Dynamics and texture are the invisible scaffolding of an arc. A solo that climbs in volume, timbre, and density will naturally lead the listener toward a climax. Start thin — maybe a few notes, with clean tone and space. Gradually add saturation: increase gain, widen tone with a wah or chorus, use denser intervals or double-stops, play higher on the neck, and compress or layer repeats in production. Conversely, a sudden dynamic drop before the final surge can be devastatingly effective; removing elements for one bar makes the subsequent re-entry feel huge. Texture changes (mono to harmonized lines, single-note to double-stop, clean to overdriven) act as signposts that mark different points of the arc.
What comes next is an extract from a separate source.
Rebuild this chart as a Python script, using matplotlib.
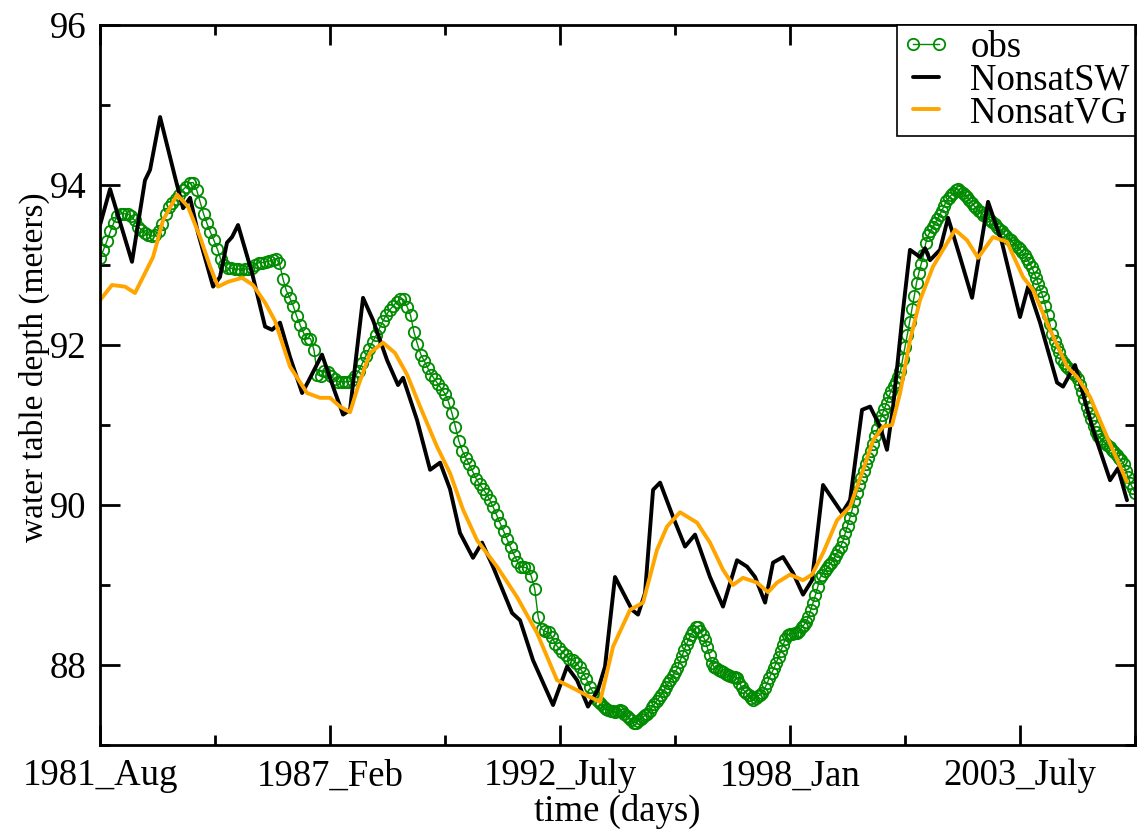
import numpy as np
import matplotlib
matplotlib.use('Agg')
import matplotlib.pyplot as plt
from matplotlib.ticker import MultipleLocator, FixedLocator

plt.rcParams['font.family'] = ['Liberation Serif', 'DejaVu Serif']

# observed water table depth: monthly readings first, then a denser record
obs_early_step = 30
obs_early = [
    93.09, 93.19, 93.30, 93.42, 93.53, 93.61, 93.64, 93.64, 93.64, 93.61,
    93.56, 93.48, 93.44, 93.40, 93.38, 93.36, 93.38, 93.42, 93.51, 93.64,
    93.72, 93.77, 93.83, 93.88, 93.94, 93.98, 94.03, 94.03, 93.94, 93.79,
    93.64, 93.52, 93.41, 93.31, 93.20, 93.07, 93.00, 92.96, 92.96, 92.95,
    92.95, 92.94, 92.95, 92.95, 92.96, 93.00, 93.03, 93.03, 93.04, 93.05,
    93.06, 93.08, 93.02, 92.83, 92.68, 92.59, 92.49, 92.36, 92.25, 92.15,
    92.08, 92.08, 91.94, 91.63, 91.61, 91.68, 91.66, 91.61, 91.57, 91.54,
    91.54, 91.54, 91.54, 91.56, 91.61, 91.68, 91.77, 91.86, 91.95, 92.04,
    92.12, 92.21, 92.30, 92.38, 92.44, 92.49, 92.54, 92.57, 92.57, 92.48,
    92.37, 92.16, 92.01, 91.88, 91.80, 91.71, 91.63, 91.57, 91.51, 91.45,
    91.39, 91.29, 91.15, 90.98, 90.80, 90.68, 90.59, 90.51, 90.42, 90.33,
    90.26, 90.20, 90.14, 90.06, 89.97, 89.87, 89.77, 89.67, 89.57, 89.47,
    89.38, 89.29, 89.23, 89.22, 89.21, 89.11, 88.95, 88.60, 88.45, 88.42,
    88.41, 88.35, 88.26, 88.21, 88.16, 88.12, 88.08, 88.06, 88.03, 87.97,
    87.90, 87.82, 87.73, 87.65, 87.56,
]
obs_late_start = 4340
obs_late_step = 20
obs_late = [
    87.54, 87.51, 87.48, 87.45, 87.44, 87.43, 87.42, 87.41, 87.42, 87.44,
    87.42, 87.39, 87.36, 87.34, 87.31, 87.28, 87.28, 87.30, 87.33, 87.35,
    87.37, 87.39, 87.43, 87.47, 87.51, 87.55, 87.59, 87.63, 87.67, 87.72,
    87.77, 87.81, 87.86, 87.91, 87.96, 88.04, 88.11, 88.19, 88.26, 88.33,
    88.38, 88.43, 88.47, 88.48, 88.42, 88.37, 88.31, 88.22, 88.12, 88.03,
    87.97, 87.96, 87.94, 87.92, 87.91, 87.89, 87.87, 87.86, 87.85, 87.85,
    87.84, 87.78, 87.72, 87.68, 87.65, 87.62, 87.59, 87.56, 87.59, 87.61,
    87.63, 87.65, 87.71, 87.77, 87.84, 87.90, 87.96, 88.03, 88.10, 88.18,
    88.25, 88.33, 88.38, 88.39, 88.39, 88.40, 88.40, 88.43, 88.47, 88.50,
    88.54, 88.60, 88.69, 88.78, 88.87, 88.97, 89.09, 89.13, 89.17, 89.21,
    89.25, 89.28, 89.33, 89.38, 89.43, 89.48, 89.55, 89.65, 89.74, 89.84,
    89.94, 90.05, 90.15, 90.25, 90.34, 90.42, 90.51, 90.59, 90.67, 90.76,
    90.86, 90.95, 91.05, 91.13, 91.20, 91.28, 91.36, 91.43, 91.49, 91.54,
    91.60, 91.67, 91.83, 91.98, 92.13, 92.29, 92.45, 92.61, 92.78, 92.90,
    93.01, 93.12, 93.27, 93.37, 93.42, 93.47, 93.52, 93.57, 93.62, 93.68,
    93.74, 93.80, 93.84, 93.87, 93.90, 93.94, 93.95, 93.92, 93.90, 93.87,
    93.85, 93.81, 93.78, 93.74, 93.71, 93.68, 93.66, 93.63, 93.61, 93.58,
    93.56, 93.54, 93.51, 93.48, 93.45, 93.42, 93.39, 93.36, 93.33, 93.31,
    93.28, 93.25, 93.23, 93.20, 93.16, 93.12, 93.08, 93.03, 92.98, 92.91,
    92.84, 92.76, 92.68, 92.60, 92.49, 92.37, 92.26, 92.14, 92.05, 91.98,
    91.91, 91.83, 91.77, 91.74, 91.71, 91.68, 91.65, 91.62, 91.58, 91.50,
    91.41, 91.32, 91.23, 91.15, 91.07, 90.99, 90.91, 90.86, 90.83, 90.80,
    90.78, 90.75, 90.72, 90.69, 90.66, 90.63, 90.59, 90.56, 90.51, 90.43,
    90.35, 90.27, 90.21, 90.15,
]

# NonsatSW model run
sw_day = [
    0, 87, 278, 391, 435, 522, 652, 722, 783, 852, 983, 1043, 1104, 1148,
    1200, 1322, 1435, 1496, 1565, 1652, 1757, 1809, 1930, 2026, 2113, 2174,
    2217, 2287, 2374, 2496, 2591, 2635, 2757, 2870, 2957, 3043, 3130, 3243,
    3322, 3417, 3583, 3652, 3765, 3939, 4061, 4148, 4243, 4330, 4391, 4478,
    4626, 4678, 4739, 4809, 4870, 4983, 5087, 5174, 5304, 5417, 5539, 5626,
    5696, 5783, 5852, 5939, 6026, 6113, 6191, 6287, 6452, 6522, 6626, 6696,
    6783, 6843, 6896, 6983, 7043, 7130, 7174, 7217, 7304, 7374, 7478, 7583,
    7722, 7843, 8000, 8070, 8174, 8322, 8374, 8478, 8635, 8783, 8852, 8930,
]
sw_depth = [
    93.50, 93.95, 93.04, 94.06, 94.19, 94.85, 94.10, 93.71, 93.84, 93.40,
    92.73, 92.85, 93.28, 93.35, 93.50, 92.90, 92.23, 92.19, 92.28, 91.85,
    91.40, 91.54, 91.88, 91.48, 91.13, 91.19, 91.73, 92.59, 92.31, 91.81,
    91.50, 91.59, 91.06, 90.44, 90.53, 90.20, 89.65, 89.34, 89.53, 89.23,
    88.65, 88.56, 88.06, 87.50, 87.98, 87.81, 87.48, 87.69, 87.98, 89.10,
    88.69, 88.63, 88.90, 90.19, 90.28, 89.85, 89.48, 89.63, 89.10, 88.73,
    89.31, 89.23, 89.10, 88.78, 89.28, 89.35, 89.15, 88.88, 89.06, 90.25,
    89.90, 90.06, 91.19, 91.23, 90.98, 90.69, 91.23, 92.44, 93.19, 93.10,
    93.21, 93.06, 93.19, 93.59, 93.10, 92.59, 93.79, 93.28, 92.35, 92.73,
    92.28, 91.53, 91.48, 91.75, 90.94, 90.31, 90.46, 90.06,
]

# NonsatVG model run
vg_day = [
    0, 104, 217, 304, 374, 461, 548, 670, 765, 870, 957, 1026, 1113, 1235,
    1330, 1435, 1522, 1652, 1800, 1913, 2000, 2087, 2174, 2243, 2348, 2461,
    2565, 2670, 2783, 2930, 3043, 3157, 3278, 3452, 3626, 3800, 3974, 4087,
    4261, 4348, 4461, 4609, 4722, 4843, 4930, 5043, 5191, 5304, 5417, 5504,
    5591, 5713, 5809, 5887, 6000, 6113, 6191, 6287, 6409, 6522, 6635, 6722,
    6809, 6887, 6957, 7043, 7130, 7243, 7330, 7435, 7539, 7635, 7765, 7887,
    8026, 8113, 8261, 8409, 8496, 8609, 8757, 8930,
]
vg_depth = [
    92.56, 92.75, 92.73, 92.65, 92.85, 93.10, 93.56, 93.88, 93.73, 93.35,
    92.98, 92.73, 92.79, 92.84, 92.75, 92.53, 92.30, 91.73, 91.40, 91.34,
    91.34, 91.23, 91.16, 91.48, 91.90, 92.03, 91.90, 91.63, 91.23, 90.73,
    90.40, 89.94, 89.56, 89.23, 88.85, 88.40, 87.81, 87.73, 87.60, 87.54,
    88.23, 88.69, 88.78, 89.44, 89.73, 89.91, 89.78, 89.53, 89.19, 89.00,
    89.09, 89.03, 88.91, 89.03, 89.13, 89.06, 89.13, 89.40, 89.81, 89.98,
    90.44, 90.81, 90.98, 91.00, 91.40, 92.06, 92.56, 92.98, 93.19, 93.44,
    93.31, 93.09, 93.35, 93.29, 92.85, 92.69, 92.19, 91.73, 91.60, 91.35,
    90.85, 90.29,
]

tick_days = [0, 2000, 4000, 6000, 8000]
tick_names = ['1981_Aug', '1987_Feb', '1992_July', '1998_Jan', '2003_July']

obs_day = np.concatenate([
    obs_early_step * np.arange(len(obs_early)),
    obs_late_start + obs_late_step * np.arange(len(obs_late)),
])
obs_depth = np.array(obs_early + obs_late)

fig = plt.figure(figsize=(11.42, 8.34), dpi=100)
ax = fig.add_axes([0.0876, 0.1067, 0.9063, 0.8633])

ax.plot(obs_day, obs_depth, color='#008b00', lw=1.0, marker='o', ms=8.2,
        mfc='none', mec='#008b00', mew=1.3, label='obs')
ax.plot(sw_day, sw_depth, color='black', lw=2.8, label='NonsatSW',
        solid_joinstyle='round', solid_capstyle='round')
ax.plot(vg_day, vg_depth, color='#ffa500', lw=2.8, label='NonsatVG',
        solid_joinstyle='round', solid_capstyle='round')

ax.set_xlim(0, 9000)
ax.set_ylim(87, 96)
ax.xaxis.set_major_locator(FixedLocator(tick_days))
ax.set_xticklabels(tick_names)
ax.xaxis.set_minor_locator(MultipleLocator(1000))
ax.yaxis.set_major_locator(MultipleLocator(2))
ax.yaxis.set_minor_locator(MultipleLocator(1))

ax.tick_params(which='both', direction='in', top=True, right=True,
               width=2, labelsize=26.5)
ax.tick_params(which='major', length=14.5, pad=10)
ax.tick_params(which='minor', length=7.2)
for sp in ax.spines.values():
    sp.set_linewidth(2)

ax.set_xlabel('time (days)', fontsize=26.5, labelpad=0)
ax.set_ylabel('water table depth (meters)', fontsize=24)
ax.yaxis.set_label_coords(-0.048, 0.525)

leg = ax.legend(loc='upper right', fontsize=26.5, numpoints=2, fancybox=False,
                borderaxespad=0, handlelength=1.3, handletextpad=0.55,
                labelspacing=-0.05, borderpad=0.15, framealpha=1)
leg.get_frame().set_edgecolor('black')
leg.get_frame().set_linewidth(1.2)

fig.savefig('out.png', dpi=100)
Shape your climax deliberately. The climax is not merely the fastest or loudest section — it is the point of highest narrative significance where previous material converges. To make it meaningful, prepare the listener: bring back the core motif, increase harmonic pressure (use guide tones that clash slightly before resolving), and push the register upward so notes sit on the edge of the instrument’s tessitura. Use sustained, vocal-like bends and let notes ring; if appropriate, harmonize the final phrase in thirds or fifths to add weight. The climax should feel inevitable, like a sentence that concludes with a period. Avoid gratuitous fireworks that lack connection to the rest of the solo.

Resolution is a craft in itself. After the climax, the ear wants closure; give it one or two clear gestures that function as punctuation. Return to a pared version of your motif, land on a strong chord tone (3rd, 5th or root) with a tasteful vibrato, or play a short descending line that references the opening. In some styles, a deceptive resolution (a surprising cadence or modal twist) can be used for artistic effect, but use it sparingly. Consider the song’s needs: if the tune requires breathing space for vocals or a piano solo to re-enter, end the solo with a soft sustained note. If the arrangement wants to maintain energy, resolve into a rhythmically active vamp.
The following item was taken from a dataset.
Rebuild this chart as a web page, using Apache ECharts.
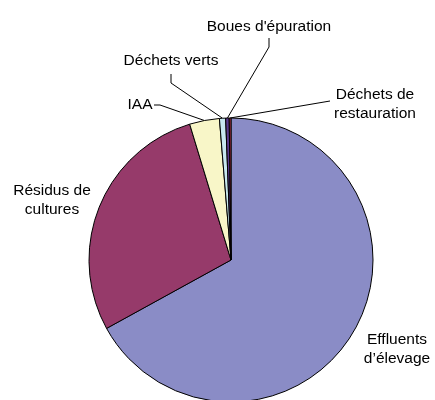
<!DOCTYPE html>
<html>
<head>
<meta charset="utf-8">
<script src="https://cdn.jsdelivr.net/npm/echarts@6/dist/echarts.min.js"></script>
<style>
  html, body { margin: 0; padding: 0; background: #fff; }
  #chart { width: 435px; height: 400px; }
</style>
</head>
<body>
<div id="chart"></div>
<script>
    const categories = [
        'Effluents\nd\u2019élevage',
        'Résidus de\ncultures',
        'IAA',
        'Déchets verts',
        "Boues d'épuration",
        'Déchets de\nrestauration'
    ];
    // shares in %
    const values = [67.0, 28.3, 3.4, 0.7, 0.4, 0.2];
    const colors = ['#8A8CC6', '#963A6A', '#F8F6C8', '#C8E8F0', '#5A3A8C', '#C83C50'];

    // label anchor (centre) and leader bend/end points, per slice
    const labelPos = [[397, 349], [52, 200], [140, 105], [171, 61], [269, 27], [375, 104]];
    const leaderPts = [null, null, [[160, 105], [154, 105]], [[171, 83], [171, 74]], [[269, 47], [269, 38]], [[330, 101]]];

    const chart = echarts.init(document.getElementById('chart'));

    const data = categories.map(function (name, i) {
        return {
            name: name,
            value: values[i],
            itemStyle: { color: colors[i] },
            labelLine: { show: leaderPts[i] !== null }
        };
    });

    chart.setOption({
        animation: false,
        series: [{
            type: 'pie',
            center: [231, 260],
            radius: 142,
            startAngle: 90,
            clockwise: true,
            avoidLabelOverlap: false,
            data: data,
            itemStyle: { borderColor: '#000', borderWidth: 1 },
            label: {
                show: true,
                formatter: '{b}',
                color: '#000',
                fontFamily: '"Liberation Sans", Arial, sans-serif',
                fontSize: 15.5,
                lineHeight: 19
            },
            labelLine: {
                show: true,
                lineStyle: { color: '#000', width: 1 }
            },
            labelLayout: function (params) {
                const i = params.dataIndex;
                const out = {
                    x: labelPos[i][0],
                    y: labelPos[i][1],
                    align: 'center',
                    verticalAlign: 'middle',
                    hideOverlap: false
                };
                if (leaderPts[i] && params.labelLinePoints) {
                    out.labelLinePoints = [params.labelLinePoints[0]].concat(leaderPts[i]);
                }
                return out;
            }
        }]
    });
</script>
</body>
</html>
Practical exercises to internalize arc-building: (1) Compose a 16-bar solo sketch using a single motif and force yourself to shape it into intro–development–climax–resolution. Record and listen back; does it tell a story? (2) Take a favorite solo and map its arc—where is the motif first stated, where does tension rise, and how is relief achieved? Transcribe the peak phrase and analyze why it feels climactic. (3) Practice dynamic contouring: play a motif softly, crescendo through three variations, then decrescendo into resolution. (4) Limit yourself to a specific technique for each section (e.g., slides in development, legato in climax) to focus your expressive choices. These drills train your ear to hear form and make composition instinctive.

In conclusion, crafting solo arcs is a compositional discipline that blends melodic economy, harmonic awareness, dynamic control, and narrative pacing. The most memorable solos are those that make the listener feel they have witnessed a complete idea — a beginning that promises, a middle that explores, and an ending that satisfies. By intentionally planning motifs, orchestrating tension and release, and sculpting dynamics and texture, you transform solos from technical displays into meaningful musical statements. Practice with purpose, listen like a composer, and prioritize the story — the rest will follow.